Stored items:
--
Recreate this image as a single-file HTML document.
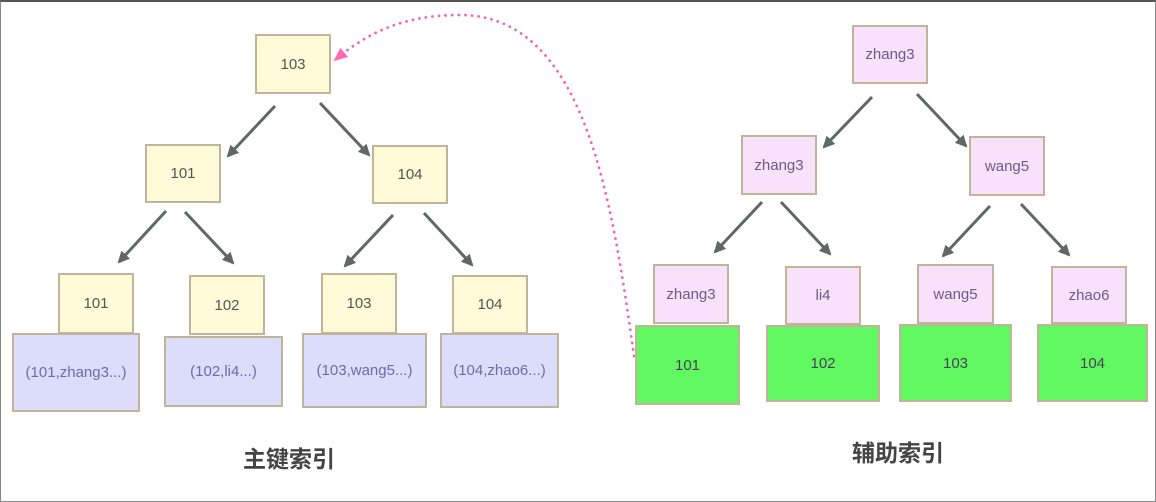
<!DOCTYPE html>
<html><head><meta charset="utf-8"><style>
html,body{margin:0;padding:0;background:#fff}
body{width:1156px;height:502px;overflow:hidden;position:relative;font-family:"Liberation Sans","Noto Sans CJK SC",sans-serif}
.b{position:absolute;box-sizing:border-box;border:2px solid #c2b49a;display:flex;align-items:center;justify-content:center;font-size:15px}
.y{background:#fffbd8;color:#555}
.u{background:#dcdcfb;color:#6c6ca8}
.p{background:#f8e1fa;color:#6e5a86}
.g{background:#62f862;color:#445}
.t{position:absolute;font-size:23px;font-weight:bold;color:#444;transform:translateX(-50%);white-space:nowrap}
</style></head><body>
<div style="position:absolute;left:0;top:0;width:1156px;height:502px;box-sizing:border-box;border:1px solid #888;border-top:2px solid #555"></div>
<svg width="1156" height="502" style="position:absolute;left:0;top:0">
<defs><marker id="a" markerWidth="12" markerHeight="12" refX="10" refY="6" orient="auto" markerUnits="userSpaceOnUse"><path d="M0,0 L12,6 L0,12 z" fill="#5f6866"/></marker>
<marker id="pk" markerWidth="14" markerHeight="12" refX="12" refY="6" orient="auto" markerUnits="userSpaceOnUse"><path d="M0,0 L14,6 L0,12 z" fill="#ff6ab0"/></marker></defs>
<g stroke="#5f6866" stroke-width="3" marker-end="url(#a)">
<line x1="275" y1="106" x2="228" y2="156"/><line x1="320" y1="103" x2="369" y2="155"/>
<line x1="166" y1="211" x2="119" y2="262"/><line x1="185" y1="212" x2="233" y2="263"/>
<line x1="393" y1="215" x2="345" y2="266"/><line x1="424" y1="213" x2="472" y2="265"/>
<line x1="872" y1="97" x2="824" y2="147"/><line x1="917" y1="94" x2="966" y2="146"/>
<line x1="762" y1="202" x2="715" y2="252"/><line x1="781" y1="202" x2="830" y2="254"/>
<line x1="990" y1="206" x2="943" y2="256"/><line x1="1021" y1="204" x2="1069" y2="255"/>
</g>
<path d="M634,356 C612,200 585,15 460,15 C400,15 365,35 335,60" fill="none" stroke="#f06aa8" stroke-width="2.8" stroke-dasharray="0.1 6.5" stroke-linecap="round" marker-end="url(#pk)"/>
</svg>
<div class="b y" style="left:255px;top:34px;width:76px;height:60px">103</div>
<div class="b y" style="left:145px;top:144px;width:76px;height:59px">101</div>
<div class="b y" style="left:372px;top:145px;width:76px;height:59px">104</div>
<div class="b y" style="left:58px;top:273px;width:76px;height:61px">101</div>
<div class="b y" style="left:189px;top:275px;width:76px;height:60px">102</div>
<div class="b y" style="left:321px;top:273px;width:76px;height:61px">103</div>
<div class="b y" style="left:452px;top:275px;width:76px;height:59px">104</div>
<div class="b u" style="left:12px;top:333px;width:128px;height:79px">(101,zhang3...)</div>
<div class="b u" style="left:164px;top:336px;width:119px;height:71px">(102,li4...)</div>
<div class="b u" style="left:302px;top:333px;width:125px;height:75px">(103,wang5...)</div>
<div class="b u" style="left:440px;top:333px;width:119px;height:75px">(104,zhao6...)</div>
<div class="b p" style="left:852px;top:25px;width:76px;height:59px">zhang3</div>
<div class="b p" style="left:741px;top:135px;width:76px;height:60px">zhang3</div>
<div class="b p" style="left:969px;top:136px;width:76px;height:60px">wang5</div>
<div class="b p" style="left:653px;top:264px;width:76px;height:60px">zhang3</div>
<div class="b p" style="left:785px;top:266px;width:76px;height:59px">li4</div>
<div class="b p" style="left:917px;top:264px;width:77px;height:60px">wang5</div>
<div class="b p" style="left:1051px;top:266px;width:76px;height:58px">zhao6</div>
<div class="b g" style="left:635px;top:325px;width:105px;height:80px">101</div>
<div class="b g" style="left:766px;top:325px;width:114px;height:77px">102</div>
<div class="b g" style="left:899px;top:324px;width:113px;height:78px">103</div>
<div class="b g" style="left:1037px;top:324px;width:111px;height:78px">104</div>
<div class="t" style="left:289px;top:440px">主键索引</div>
<div class="t" style="left:898px;top:434px">辅助索引</div>
</body></html>
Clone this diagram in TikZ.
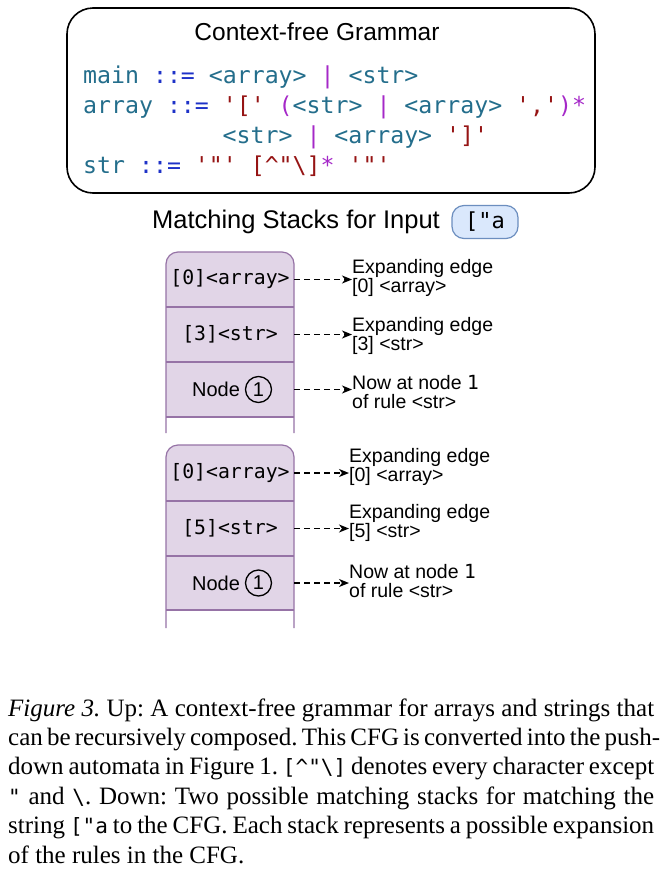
--
_Problem description_
Look through the data and gather every line with the string "this" in it.

_Full solution_
Recreate this image as a single-file HTML document.
Clone this diagram in TikZ.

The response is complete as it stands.